Work to do ▸ Skipping all pictures, set down the lines of the listing from the first through the one with "Chart.register(...registerables);".

===== Data segment

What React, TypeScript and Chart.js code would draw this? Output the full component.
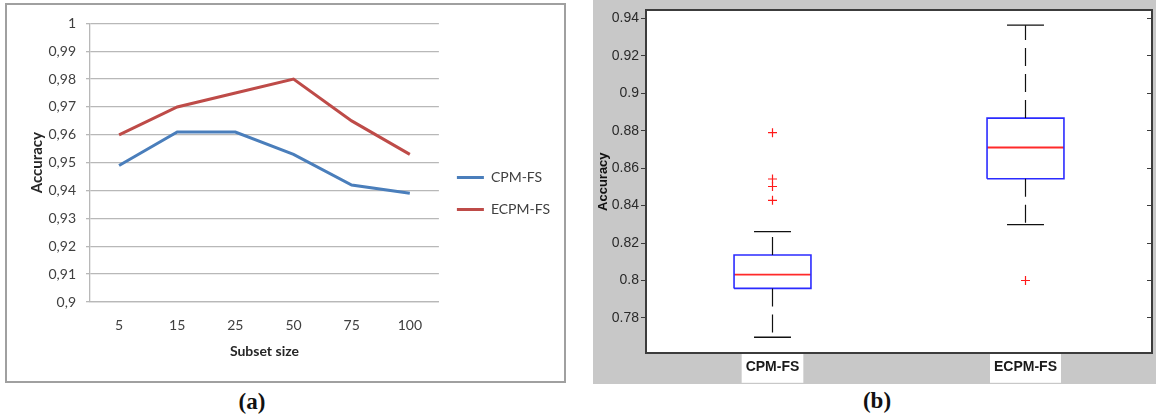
import React, { useEffect, useRef } from 'react';
import { Chart, registerables } from 'chart.js';

Chart.register(...registerables);

// ---------- Panel (a): line chart ----------
const A_SUBSETS = ['5', '15', '25', '50', '75', '100'];
const A_CPM = [0.949, 0.961, 0.961, 0.953, 0.942, 0.939];
const A_ECPM = [0.96, 0.97, 0.975, 0.98, 0.965, 0.953];
const A_Y_TICKS = [0.9, 0.91, 0.92, 0.93, 0.94, 0.95, 0.96, 0.97, 0.98, 0.99, 1];
const A_Y_TICK_LABELS = ['0,9', '0,91', '0,92', '0,93', '0,94', '0,95', '0,96', '0,97', '0,98', '0,99', '1'];

// ---------- Panel (b): box plot ----------
const B_GROUPS = ['CPM-FS', 'ECPM-FS'];
const B_LOW = [0.7697, 0.8298];
const B_Q1 = [0.7958, 0.8543];
const B_MEDIAN = [0.8031, 0.871];
const B_Q3 = [0.8136, 0.8867];
const B_HIGH = [0.8261, 0.9363];
const B_OUTLIERS = [[0.8428, 0.8502, 0.8542, 0.8789], [0.8]];
const B_Y_TICKS = [0.78, 0.8, 0.82, 0.84, 0.86, 0.88, 0.9, 0.92, 0.94];
const B_Y_TICK_LABELS = ['0.78', '0.8', '0.82', '0.84', '0.86', '0.88', '0.9', '0.92', '0.94'];
const B_Y_MIN = 0.7613;
const B_Y_MAX = 0.9442;

const BLUE = '#4a7ebb';
const RED = '#be4b48';
const GRID = '#b8b8b8';
const A_FONT = 'Lato, "Open Sans", sans-serif';
const B_FONT = '"Liberation Sans Narrow", "Arial Narrow", "Liberation Sans", Arial, sans-serif';
const AXIS = '#3c3c3c';

const BOX_HALF = 0.152;
const CAP_HALF = 0.073;

function PanelA() {
  const ref = useRef<HTMLCanvasElement>(null);
  useEffect(() => {
    const chart = new Chart(ref.current as HTMLCanvasElement, {
      type: 'line',
      data: {
        labels: A_SUBSETS,
        datasets: [
          { label: 'CPM-FS', data: A_CPM, borderColor: BLUE, backgroundColor: BLUE, borderWidth: 3, pointRadius: 0, tension: 0 },
          { label: 'ECPM-FS', data: A_ECPM, borderColor: RED, backgroundColor: RED, borderWidth: 3, pointRadius: 0, tension: 0 },
        ],
      },
      options: {
        animation: false,
        responsive: false,
        devicePixelRatio: 1,
        layout: { padding: { top: 17, bottom: 16, left: 0, right: 4 }, autoPadding: false },
        plugins: {
          tooltip: { enabled: false },
          legend: {
            position: 'right',
            labels: {
              boxWidth: 27,
              boxHeight: 3,
              padding: 18,
              color: '#404040',
              font: { family: A_FONT, size: 14 },
              generateLabels: (c: any) =>
                (Chart.defaults as any).plugins.legend.labels.generateLabels(c).map((l: any) => ({ ...l, lineWidth: 0 })),
            },
          },
        },
        scales: {
          x: {
            type: 'category',
            offset: true,
            grid: { display: false, drawTicks: false },
            border: { display: true, color: GRID, width: 1.3 },
            ticks: { color: '#404040', font: { family: A_FONT, size: 14 }, padding: 15, maxRotation: 0 },
            title: { display: true, text: 'Subset size', color: '#262626', font: { family: A_FONT, size: 14, weight: 'bold' }, padding: { top: 0, bottom: 5 } },
            afterFit: (s: any) => { s.height = 63; },
          },
          y: {
            min: 0.9,
            max: 1,
            afterBuildTicks: (s: any) => { s.ticks = A_Y_TICKS.map((v) => ({ value: v })); },
            ticks: { callback: (_v: any, i: number) => A_Y_TICK_LABELS[i], color: '#404040', font: { family: A_FONT, size: 14 }, padding: 10 },
            grid: { color: GRID, lineWidth: 1.3, tickLength: 4 },
            border: { display: true, color: GRID, width: 1.3 },
            title: { display: true, text: 'Accuracy', color: '#262626', font: { family: A_FONT, size: 15, weight: 'bold' }, padding: { top: 21, bottom: 0 } },
            afterFit: (s: any) => { s.width = 83; },
          },
        },
      } as any,
    });
    return () => chart.destroy();
  }, []);
  return <canvas ref={ref} width={557} height={376} style={{ position: 'absolute', left: 7, top: 5, width: 557, height: 376 }} />;
}

const whiteArea = {
  id: 'whiteArea',
  beforeDraw(chart: any) {
    const { ctx, chartArea: a } = chart;
    ctx.save();
    ctx.fillStyle = '#ffffff';
    ctx.fillRect(a.left, a.top, a.right - a.left, a.bottom - a.top);
    ctx.restore();
  },
};

function PanelB() {
  const ref = useRef<HTMLCanvasElement>(null);
  useEffect(() => {
    const datasets: any[] = [];
    const line = (pts: { x: number; y: number }[], color: string, width: number, dash: number[] = []) => ({
      data: pts,
      showLine: true,
      borderColor: color,
      backgroundColor: color,
      borderWidth: width,
      borderDash: dash,
      pointRadius: 0,
      fill: false,
      tension: 0,
    });
    B_GROUPS.forEach((_g, i) => {
      const x = i + 1;
      datasets.push(line([{ x, y: B_Q3[i] }, { x, y: B_HIGH[i] }], '#111', 1.2, [18, 8]));
      datasets.push(line([{ x, y: B_Q1[i] }, { x, y: B_LOW[i] }], '#111', 1.2, [18, 8]));
      datasets.push(line([{ x: x - CAP_HALF, y: B_HIGH[i] }, { x: x + CAP_HALF, y: B_HIGH[i] }], '#111', 1.3));
      datasets.push(line([{ x: x - CAP_HALF, y: B_LOW[i] }, { x: x + CAP_HALF, y: B_LOW[i] }], '#111', 1.3));
      datasets.push(line([
        { x: x - BOX_HALF, y: B_Q1[i] },
        { x: x + BOX_HALF, y: B_Q1[i] },
        { x: x + BOX_HALF, y: B_Q3[i] },
        { x: x - BOX_HALF, y: B_Q3[i] },
        { x: x - BOX_HALF, y: B_Q1[i] },
      ], '#2b2bff', 1.6));
      datasets.push(line([{ x: x - BOX_HALF, y: B_MEDIAN[i] }, { x: x + BOX_HALF, y: B_MEDIAN[i] }], '#ff2a2a', 1.8));
      datasets.push({
        data: B_OUTLIERS[i].map((y) => ({ x, y })),
        showLine: false,
        pointStyle: 'cross',
        pointRadius: 4.5,
        borderColor: '#ff1a1a',
        backgroundColor: '#ff1a1a',
        borderWidth: 1.2,
      });
    });

    const chart = new Chart(ref.current as HTMLCanvasElement, {
      type: 'scatter',
      data: { datasets },
      plugins: [whiteArea],
      options: {
        animation: false,
        responsive: false,
        devicePixelRatio: 1,
        layout: { padding: { top: 3, bottom: 0, left: 0, right: 0 }, autoPadding: false },
        plugins: { legend: { display: false }, tooltip: { enabled: false } },
        scales: {
          x: {
            type: 'linear',
            min: 0.5,
            max: 2.5,
            afterBuildTicks: (s: any) => { s.ticks = B_GROUPS.map((_g, i) => ({ value: i + 1 })); },
            ticks: {
              callback: (_v: any, i: number) => B_GROUPS[i],
              color: '#1a1a1a',
              font: { family: B_FONT, size: 14, weight: 'bold' },
              padding: 6,
              showLabelBackdrop: true,
              backdropColor: '#ffffff',
              backdropPadding: { top: 5, bottom: 7, left: 4, right: 4 },
              maxRotation: 0,
            },
            grid: { display: false, drawTicks: false },
            border: { display: true, color: AXIS, width: 2 },
            afterFit: (s: any) => { s.height = 31; },
          },
          xTop: {
            type: 'linear',
            axis: 'x',
            position: 'top',
            min: 0.5,
            max: 2.5,
            ticks: { display: false },
            grid: { display: false, drawTicks: false },
            border: { display: true, color: AXIS, width: 2 },
            afterFit: (s: any) => { s.height = 0; },
          },
          y: {
            min: B_Y_MIN,
            max: B_Y_MAX,
            afterBuildTicks: (s: any) => { s.ticks = B_Y_TICKS.map((v) => ({ value: v })); },
            ticks: { callback: (_v: any, i: number) => B_Y_TICK_LABELS[i], color: '#2a2a2a', font: { family: B_FONT, size: 14 }, padding: 2 },
            grid: { drawOnChartArea: false, tickLength: 5, color: AXIS, lineWidth: 1 },
            border: { display: true, color: AXIS, width: 2 },
            title: { display: true, text: 'Accuracy', color: '#111', font: { family: B_FONT, size: 13, weight: 'bold' }, padding: { top: 3, bottom: 0 } },
            afterFit: (s: any) => { s.width = 53; },
          },
          yRight: {
            type: 'linear',
            axis: 'y',
            position: 'right',
            min: B_Y_MIN,
            max: B_Y_MAX,
            afterBuildTicks: (s: any) => { s.ticks = B_Y_TICKS.map((v) => ({ value: v })); },
            ticks: { display: false },
            grid: { drawOnChartArea: false, tickLength: -5, color: AXIS, lineWidth: 1 },
            border: { display: true, color: AXIS, width: 2 },
            afterFit: (s: any) => { s.width = 4; },
          },
        },
      } as any,
    });
    return () => chart.destroy();
  }, []);
  return <canvas ref={ref} width={563} height={384} style={{ position: 'absolute', left: 593, top: 0, width: 563, height: 384, background: '#c8c8c8' }} />;
}

export default function App() {
  const caption: React.CSSProperties = {
    position: 'absolute',
    width: 80,
    height: 26,
    lineHeight: '26px',
    textAlign: 'center',
    fontFamily: '"Liberation Serif", "Times New Roman", serif',
    fontWeight: 'bold',
    fontSize: 23,
    color: '#111',
  };
  return (
    <div style={{ position: 'absolute', left: 0, top: 0, width: 1156, height: 416, background: '#fff', overflow: 'hidden' }}>
      <div style={{ position: 'absolute', left: 5, top: 3, width: 561, height: 380, border: '2px solid #a0a0a0', boxSizing: 'border-box' }} />
      <PanelA />
      <PanelB />
      <div style={{ ...caption, left: 212, top: 389 }}>(a)</div>
      <div style={{ ...caption, left: 837, top: 388 }}>(b)</div>
    </div>
  );
}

==========

Result of the task ▸
What React, TypeScript and Chart.js code would draw this? Output the full component.
import React, { useEffect, useRef } from 'react';
import { Chart, registerables } from 'chart.js';

Chart.register(...registerables);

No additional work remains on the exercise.